» Task:
Everything from the first line of the data through the line with "import pandas as pd" is to be echoed exactly, minus the pictures.

» Data lines:
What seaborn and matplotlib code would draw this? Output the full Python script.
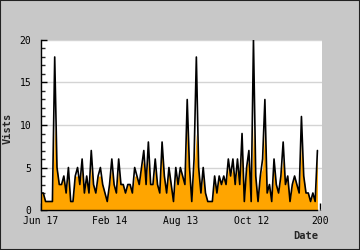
import matplotlib
matplotlib.use("Agg")
import matplotlib.pyplot as plt
from matplotlib.patches import Rectangle
from matplotlib.ticker import MultipleLocator
import seaborn as sns
import pandas as pd

visits = [2, 2, 1, 1, 1, 1, 18, 5, 3, 3, 4, 2, 5, 1, 1, 4, 5, 3, 6, 2,
          4, 2, 7, 3, 2, 4, 5, 3, 2, 1, 3, 6, 3, 2, 6, 3, 3, 2, 3, 3,
          2, 5, 4, 3, 5, 7, 3, 8, 3, 3, 6, 3, 2, 8, 4, 2, 5, 3, 1, 5,
          3, 5, 4, 3, 13, 5, 1, 6, 18, 5, 2, 5, 2, 1, 1, 1, 4, 2, 4, 3,
          4, 3, 6, 4, 6, 3, 6, 3, 9, 1, 5, 7, 1, 20, 4, 1, 4, 6, 13, 2,
          3, 1, 6, 3, 2, 4, 8, 3, 4, 1, 3, 4, 3, 2, 11, 4, 2, 2, 1, 2,
          1, 7]
unique = [2, 2, 1, 1, 1, 1, 10, 5, 3, 3, 4, 2, 4, 1, 1, 4, 4, 3, 5, 2,
          4, 2, 5, 3, 2, 4, 4, 3, 2, 1, 3, 5, 3, 2, 5, 3, 3, 2, 3, 3,
          2, 4, 4, 3, 5, 6, 3, 6, 3, 3, 5, 3, 2, 7, 4, 2, 5, 3, 1, 4,
          3, 5, 4, 3, 10, 5, 1, 5, 9, 5, 2, 4, 2, 1, 1, 1, 4, 2, 4, 3,
          4, 3, 5, 4, 5, 3, 5, 3, 8, 1, 5, 6, 1, 10, 4, 1, 4, 5, 10, 2,
          3, 1, 5, 3, 2, 4, 6, 3, 4, 1, 3, 4, 3, 2, 8, 4, 2, 2, 1, 2,
          1, 7]
tick_index = [0, 30, 61, 92, 122]
tick_labels = ["Jun 17", "Feb 14", "Aug 13", "Oct 12", "200"]

df = pd.DataFrame({"day": range(len(visits)), "visits": visits, "unique": unique})

sns.set_style("white")
plt.rcParams["font.family"] = ["DejaVu Sans Mono"]

fig = plt.figure(figsize=(3.6, 2.5), dpi=100, facecolor="#c8c8c8")
ax = fig.add_axes([41/360, 40/250, 281/360, 170/250])
ax.set_facecolor("white")

ax.fill_between(df["day"], df["unique"], 0, color="#ffa500", lw=0, zorder=2)
sns.lineplot(data=df, x="day", y="visits", ax=ax, color="black", lw=1.2, zorder=3)

ax.set_xlim(0, 123)
ax.set_ylim(0, 20)
ax.set_xticks(tick_index)
ax.set_xticklabels(tick_labels)
ax.yaxis.set_major_locator(MultipleLocator(5))
ax.yaxis.set_minor_locator(MultipleLocator(1))
ax.tick_params(axis="y", which="major", direction="in", length=4, width=1, pad=7,
               labelsize=7, colors="black", left=True)
ax.tick_params(axis="y", which="minor", direction="in", length=3, width=1, left=True)
ax.tick_params(axis="x", which="major", direction="in", length=5, width=1, pad=4.5,
               labelsize=7, colors="black", bottom=True)

ax.grid(axis="y", which="major", color="#d4d4d4", lw=1, zorder=0)
ax.set_axisbelow(True)
ax.yaxis.get_gridlines()[-1].set_visible(False)

for s in ["top", "right"]:
    ax.spines[s].set_visible(False)
for s in ["left", "bottom"]:
    ax.spines[s].set_color("black")
    ax.spines[s].set_linewidth(1)
    ax.spines[s].set_zorder(4)
ax.spines["bottom"].set_bounds(0, len(visits) - 1)

ax.set_xlabel("Date", fontsize=7.5, fontweight="bold", ha="right")
ax.xaxis.set_label_coords(318/281 - 41/281, -0.125)
ax.set_ylabel("Vists", fontsize=7.5, fontweight="bold")
ax.yaxis.set_label_coords(-0.1, 0.48)

fig.patches.append(Rectangle((0, 0), 1, 1, transform=fig.transFigure, fill=False,
                             edgecolor="#222222", lw=1.5))

fig.savefig("out.png", dpi=100, facecolor=fig.get_facecolor())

» Solved problem:
What seaborn and matplotlib code would draw this? Output the full Python script.
import matplotlib
matplotlib.use("Agg")
import matplotlib.pyplot as plt
from matplotlib.patches import Rectangle
from matplotlib.ticker import MultipleLocator
import seaborn as sns
import pandas as pd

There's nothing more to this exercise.